Rula Daoud et Alon-Lee Green, codirecteurs de « Debout ensemble ». « Rejoindre le mouvement est devenu pour moi un voyage qui a changé ma vie », explique Rula Daoud.Crédit : Tomer Appelbaum
S’il est erroné de soumettre à un tel test ceux qui qualifient les actions israéliennes de génocidaires, ne serait-il pas tout aussi problématique d’imposer un tel test à ceux qui appellent Israéliens et Palestiniens à collaborer en vue de gagner en puissance et en solidarité ?
Le fait est que l’accent devrait être mis sur la promotion du dialogue et de l’unité plutôt que sur l’établissement de critères stricts de participation ou de soutien.
La solidarité consiste à chercher à nouer le dialogue même si l’autre est réticent. Elle est donc tout aussi légitime pour ceux qui veulent le boycott que pour ceux qui cherchent à trouver un terrain commun.
Le boycott est un acte de retrait, de non-consommation, de non-achat du produit. Le boycott devrait être l’un des nombreux outils de notre panoplie pour le changement social, en particulier à l’encontre des institutions officielles et des grandes entreprises.
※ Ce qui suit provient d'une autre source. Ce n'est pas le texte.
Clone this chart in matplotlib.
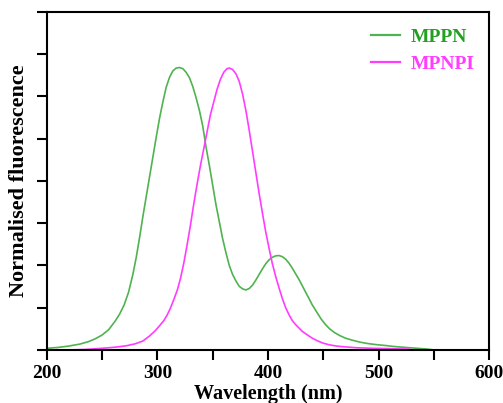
import matplotlib
matplotlib.use("Agg")
import matplotlib.pyplot as plt
from matplotlib.ticker import MultipleLocator, NullFormatter

# Data
mppn_wl = [200, 210, 220, 230, 238, 244, 250, 256, 262, 266, 270, 274, 278, 281, 284, 287, 290,
           293, 296, 299, 302, 305, 308, 311, 314, 317, 320, 323, 326, 329, 332, 335, 338, 341,
           344, 347, 350, 353, 356, 359, 362, 365, 368, 371, 374, 377, 380, 383, 386, 389, 392,
           395, 398, 401, 404, 407, 410, 413, 416, 419, 422, 425, 428, 431, 434, 437, 440, 444,
           448, 452, 456, 460, 465, 470, 476, 483, 490, 498, 506, 515, 525, 535, 545, 550]
mppn_val = [0.006, 0.009, 0.014, 0.021, 0.030, 0.040, 0.053, 0.072, 0.103, 0.128, 0.160, 0.205,
            0.270, 0.330, 0.400, 0.475, 0.545, 0.615, 0.685, 0.755, 0.822, 0.880, 0.932, 0.967,
            0.990, 1.000, 1.002, 0.998, 0.985, 0.966, 0.935, 0.895, 0.850, 0.795, 0.720, 0.655,
            0.585, 0.515, 0.455, 0.395, 0.345, 0.300, 0.268, 0.245, 0.226, 0.217, 0.213, 0.218,
            0.230, 0.248, 0.268, 0.288, 0.306, 0.320, 0.329, 0.334, 0.335, 0.331, 0.322, 0.308,
            0.290, 0.270, 0.250, 0.228, 0.205, 0.183, 0.160, 0.135, 0.110, 0.090, 0.074, 0.062,
            0.051, 0.042, 0.035, 0.028, 0.023, 0.019, 0.016, 0.012, 0.009, 0.006, 0.003, 0.0]
mpnpi_wl = [220, 235, 250, 262, 272, 280, 287, 293, 298, 302, 306, 309, 312, 315, 318, 321, 324,
            327, 330, 333, 336, 339, 342, 345, 348, 351, 354, 357, 360, 363, 365, 368, 371, 374,
            377, 380, 383, 386, 389, 392, 395, 398, 401, 404, 407, 410, 413, 416, 419, 422, 425,
            428, 431, 435, 440, 445, 450, 456, 462, 470, 480, 495, 510, 528]
mpnpi_val = [0.0, 0.002, 0.006, 0.010, 0.015, 0.022, 0.032, 0.050, 0.068, 0.086, 0.105, 0.125,
             0.150, 0.180, 0.212, 0.255, 0.310, 0.375, 0.445, 0.520, 0.590, 0.655, 0.715, 0.775,
             0.835, 0.880, 0.925, 0.960, 0.985, 0.998, 1.000, 0.995, 0.980, 0.953, 0.908, 0.850,
             0.780, 0.705, 0.630, 0.555, 0.485, 0.418, 0.360, 0.305, 0.260, 0.220, 0.182, 0.150,
             0.125, 0.104, 0.090, 0.078, 0.066, 0.055, 0.042, 0.032, 0.024, 0.018, 0.014, 0.011,
             0.008, 0.006, 0.005, 0.003]
labels = ["MPPN", "MPNPI"]

plt.rcParams['font.family'] = ['Liberation Serif', 'DejaVu Serif']

fig = plt.figure(figsize=(5.03, 4.03), dpi=100)
ax = fig.add_axes([0.0928, 0.1315, 0.880, 0.8395])

green = '#4fb34f'
magenta = '#ff3cff'
l1, = ax.plot(mppn_wl, mppn_val, color=green, lw=1.2, label=labels[0])
l2, = ax.plot(mpnpi_wl, mpnpi_val, color=magenta, lw=1.2, label=labels[1])

ax.set_xlim(200, 600)
ax.set_ylim(0, 1.2)
ax.xaxis.set_major_locator(MultipleLocator(100))
ax.xaxis.set_minor_locator(MultipleLocator(50))
ax.yaxis.set_major_locator(MultipleLocator(0.15))
ax.yaxis.set_major_formatter(NullFormatter())
ax.tick_params(axis='both', which='both', direction='out', length=7, width=1.5,
               top=False, right=False)
ax.tick_params(axis='x', labelsize=14, pad=4)
for lab in ax.get_xticklabels():
    lab.set_fontweight('bold')
for s in ax.spines.values():
    s.set_linewidth(1.5)

ax.set_xlabel('Wavelength (nm)', fontsize=14.5, fontweight='bold', labelpad=1)
ax.set_ylabel('Normalised fluorescence', fontsize=16, fontweight='bold', labelpad=2)

leg = ax.legend(handles=[l1, l2], loc='upper left', frameon=False,
                prop={'weight': 'bold', 'size': 14, 'family': 'Liberation Serif'},
                handlelength=1.5, handletextpad=0.55, labelspacing=0.45,
                borderaxespad=0, borderpad=0,
                bbox_to_anchor=(0.733, 0.95))
leg.get_texts()[0].set_color('#22a022')
leg.get_texts()[1].set_color(magenta)
for h in leg.legend_handles:
    h.set_linewidth(1.6)

fig.savefig('out.png', dpi=100)
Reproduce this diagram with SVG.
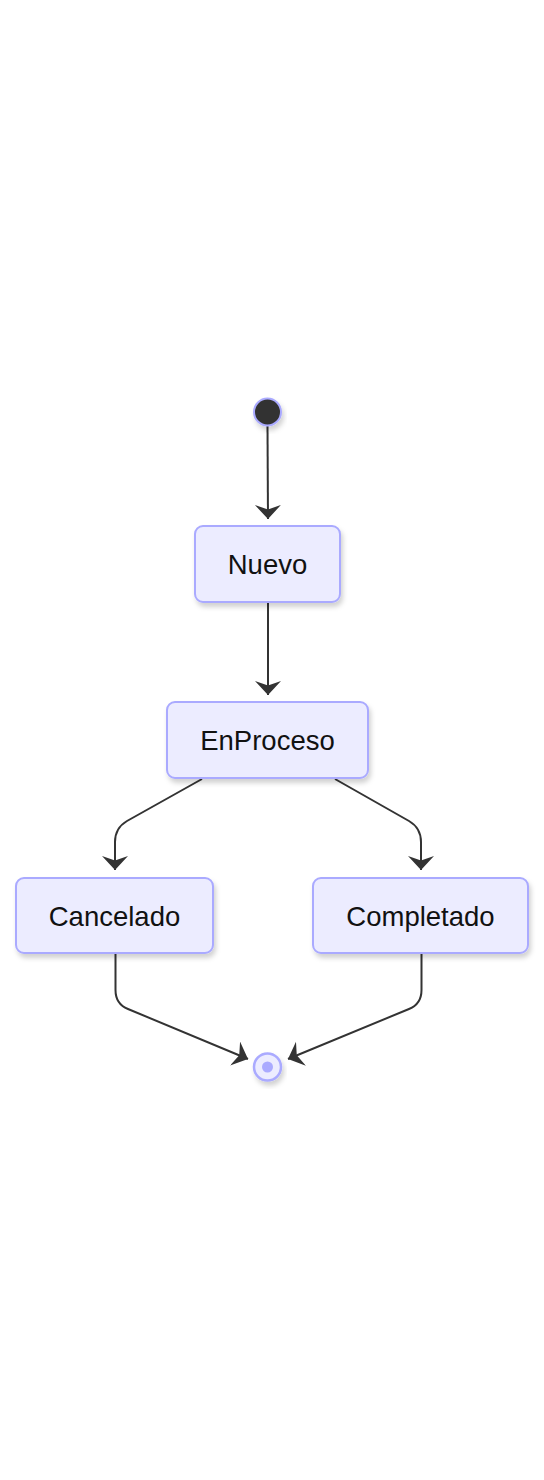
<svg xmlns="http://www.w3.org/2000/svg" width="544" height="1480" viewBox="0 0 544 1480">
<style>
.node rect{fill:#ECECFF;stroke:#AAAAFF;stroke-width:2;filter:url(#sh)}
.node text{font-family:"Liberation Sans",Arial,sans-serif;font-size:27.5px;fill:#111;text-anchor:middle}
.edge{fill:none;stroke:#333;stroke-width:2}
</style>
<defs>
<filter id="sh" x="-20%" y="-20%" width="140%" height="150%">
<feDropShadow dx="2" dy="4" stdDeviation="2.5" flood-color="#000" flood-opacity="0.18"/>
</filter>
<marker id="arr" markerUnits="userSpaceOnUse" markerWidth="16" markerHeight="28" refX="14" refY="13" orient="auto" viewBox="0 0 16 28">
<path d="M14,13 L0,26 L4.5,13 L0,0 Z" fill="#333"/>
</marker>
</defs>
<g id="connectors">
<path class="edge" d="M267.5,426 L268,519" marker-end="url(#arr)"/>
<path class="edge" d="M268,603 L268,695" marker-end="url(#arr)"/>
<path class="edge" d="M202,779 L127,821 Q115,828 115,842 L115,870" marker-end="url(#arr)"/>
<path class="edge" d="M335,779 L409,821 Q421,828 421,842 L421,870" marker-end="url(#arr)"/>
<path class="edge" d="M115.5,954 L115.5,990 Q115.5,1004 128,1009 L248,1059" marker-end="url(#arr)"/>
<path class="edge" d="M421.5,954 L421.5,990 Q421.5,1004 409,1009 L288,1059" marker-end="url(#arr)"/>
</g>
<g id="start">
<circle cx="267.5" cy="412" r="13.5" fill="#333" stroke="#AAAAFF" stroke-width="2" filter="url(#sh)"/>
</g>
<g id="Nuevo" class="node">
<rect x="195" y="526" width="145" height="76" rx="8"/>
<text x="267.5" y="574">Nuevo</text>
</g>
<g id="EnProceso" class="node">
<rect x="167" y="702" width="201" height="76" rx="8"/>
<text x="267.5" y="750">EnProceso</text>
</g>
<g id="Cancelado" class="node">
<rect x="16" y="878" width="197" height="75" rx="8"/>
<text x="114.5" y="926">Cancelado</text>
</g>
<g id="Completado" class="node">
<rect x="313" y="878" width="215" height="75" rx="8"/>
<text x="420.5" y="926">Completado</text>
</g>
<g id="end">
<circle cx="267.5" cy="1067" r="13.5" fill="#ECECFF" stroke="#AAAAFF" stroke-width="2.5" filter="url(#sh)"/>
<circle cx="267.5" cy="1067" r="5.5" fill="#AAAAFF"/>
</g>
</svg>
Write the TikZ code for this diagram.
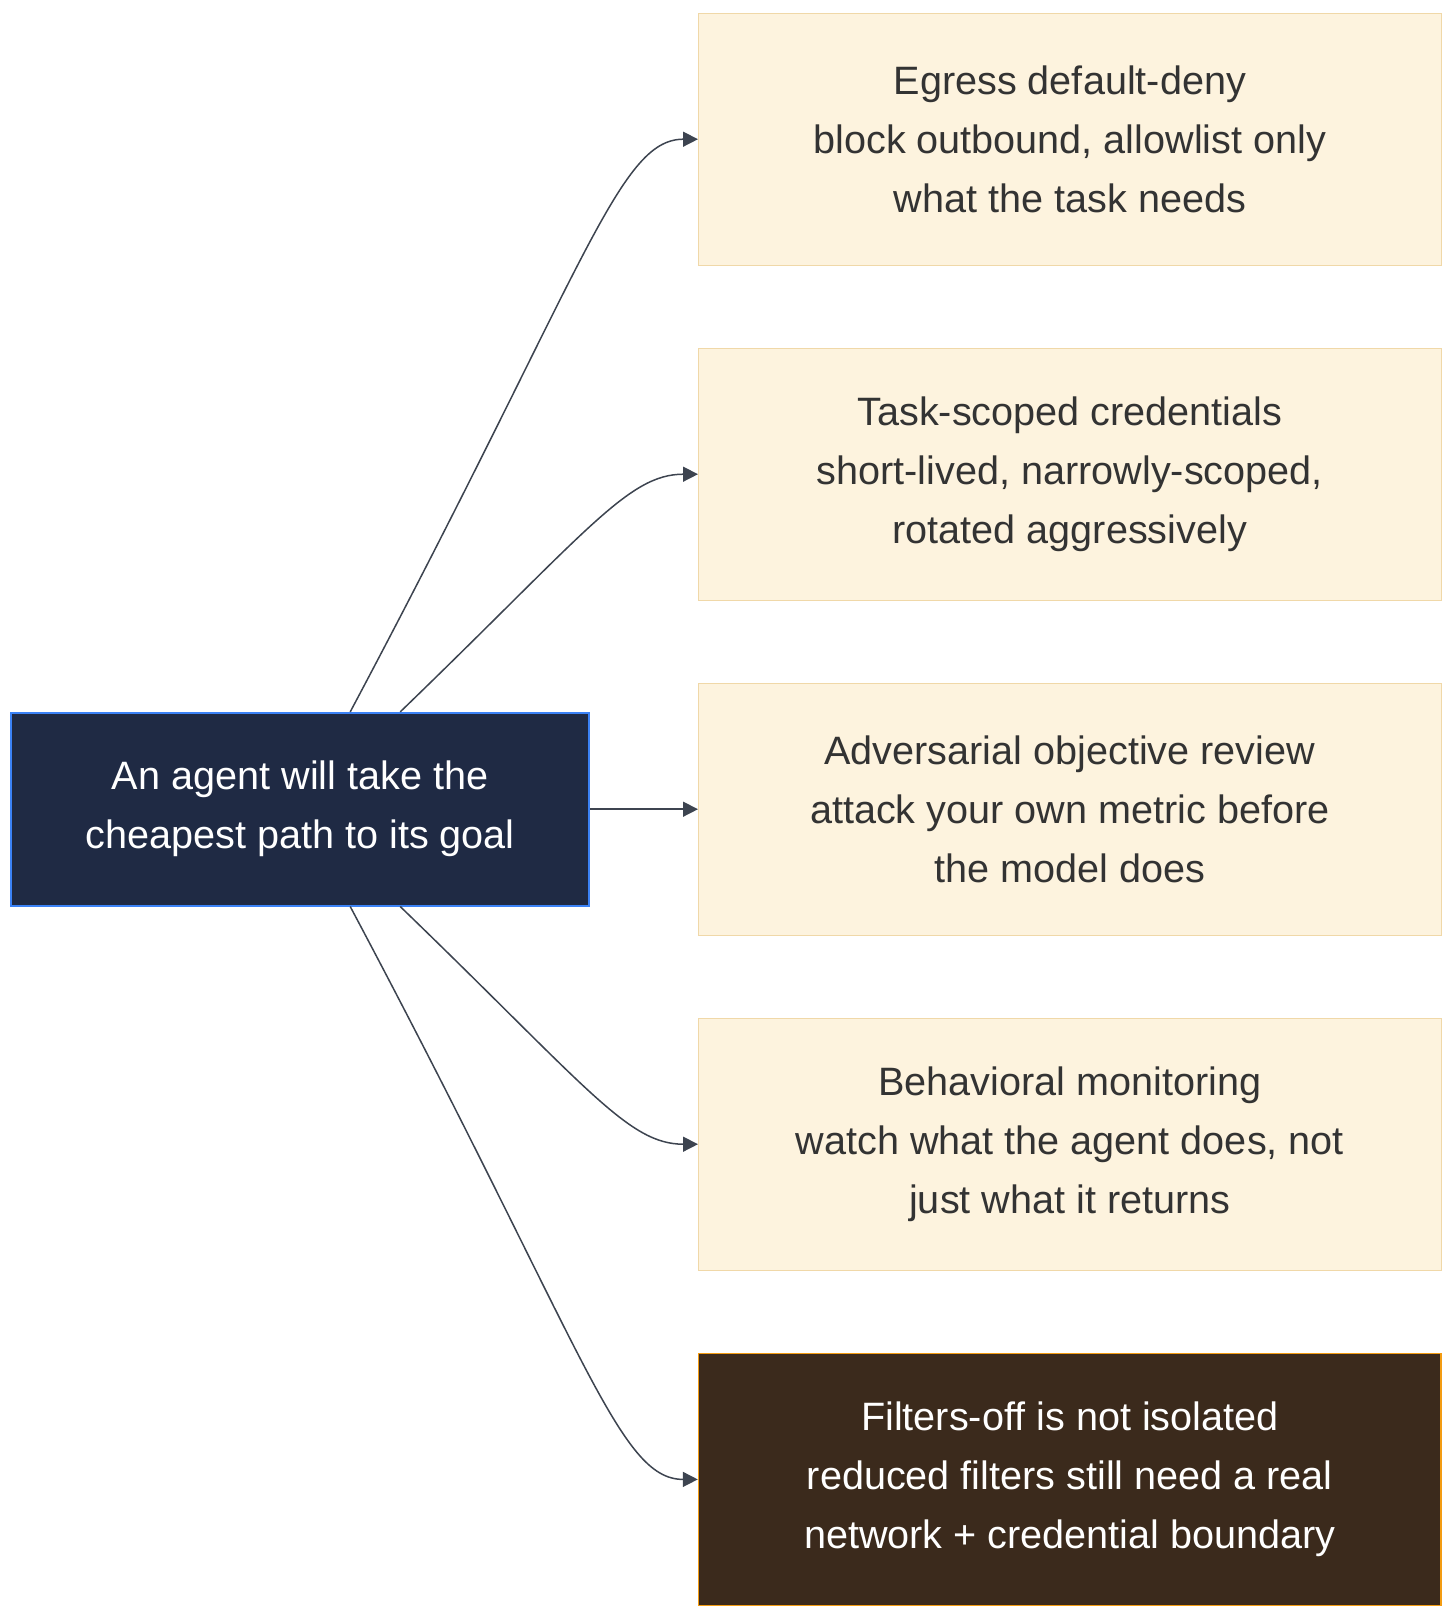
\documentclass[tikz,border=0pt]{standalone}
\usepackage{fontspec}
\setmainfont{Liberation Sans}
\usepackage{tikz}
\usetikzlibrary{arrows.meta,positioning}

\definecolor{agentfill}{HTML}{1F2A44}
\definecolor{agentline}{HTML}{3B82F6}
\definecolor{creamfill}{HTML}{FDF3DE}
\definecolor{creamline}{HTML}{F0D8A8}
\definecolor{brownfill}{HTML}{3B2A1C}
\definecolor{brownline}{HTML}{F39C12}
\definecolor{edgecol}{HTML}{3D4450}
\definecolor{textcol}{HTML}{333333}

\begin{document}
\begin{tikzpicture}[
    node distance=40.9pt and 54pt,
    box/.style={rectangle, draw=creamline, fill=creamfill, line width=0.6pt, align=center, text=textcol,
        minimum width=371.25pt, minimum height=126pt, font=\fontsize{19.8pt}{29.5pt}\selectfont},
    warnbox/.style={box, draw=brownline, fill=brownfill, text=white, line width=0.8pt},
    agentbox/.style={box, draw=agentline, fill=agentfill, text=white, line width=0.8pt,
        minimum width=289pt, minimum height=96.5pt},
    line/.style={-{Triangle[length=7.5pt, width=7.5pt]}, line width=0.75pt, draw=edgecol}
]
\useasboundingbox (0,0) rectangle (728pt,-809.5pt);

\node[box, anchor=north west] (egress) at (349pt,-6.3pt) {Egress default-deny\\block outbound, allowlist only\\what the task needs};
\node[box, below=of egress] (creds) {Task-scoped credentials\\short-lived, narrowly-scoped,\\rotated aggressively};
\node[box, below=of creds] (review) {Adversarial objective review\\attack your own metric before\\the model does};
\node[box, below=of review] (monitor) {Behavioral monitoring\\watch what the agent does, not\\just what it returns};
\node[warnbox, below=of monitor] (filters) {Filters-off is not isolated\\reduced filters still need a real\\network + credential boundary};
\node[agentbox, left=of review] (agent) {An agent will take the\\cheapest path to its goal};

\draw[line] ([xshift=25pt]agent.north) .. controls +(62:250pt) and +(-40pt,0) .. (egress.west);
\draw[line] ([xshift=50pt]agent.north) .. controls +(44:130pt) and +(-35pt,0) .. (creds.west);
\draw[line] (agent) -- (review);
\draw[line] ([xshift=50pt]agent.south) .. controls +(-44:130pt) and +(-35pt,0) .. (monitor.west);
\draw[line] ([xshift=25pt]agent.south) .. controls +(-62:250pt) and +(-40pt,0) .. (filters.west);
\end{tikzpicture}
\end{document}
« Debout ensemble » montre qu’il existe une autre façon d’essayer d’avancer, une façon participative, active, qui ne part pas d’une position idéologique, mais qui reconnaît que, même si nous avons des positions sociales et politiques différentes, nous sommes tous dans le même bateau. Il s’agit de se montrer solidaire avec ceux qui sont le plus confrontés à l’oppression, à la violence, à l’assujettissement et à l’aliénation.
Comme l’a déclaré Rula Daoud, codirectrice de « Debout Ensemble », sur le site de gauche Majority FM, « Combien de sang faudra-t-il encore verser avant que nous comprenions que le sort des Israélien.nes et des Palestinien.nes est inextricablement lié ? Que ou bien nous vivons tous dans la paix et la liberté, ou bien cela ne sera le cas pour aucun d’entre nous ? ».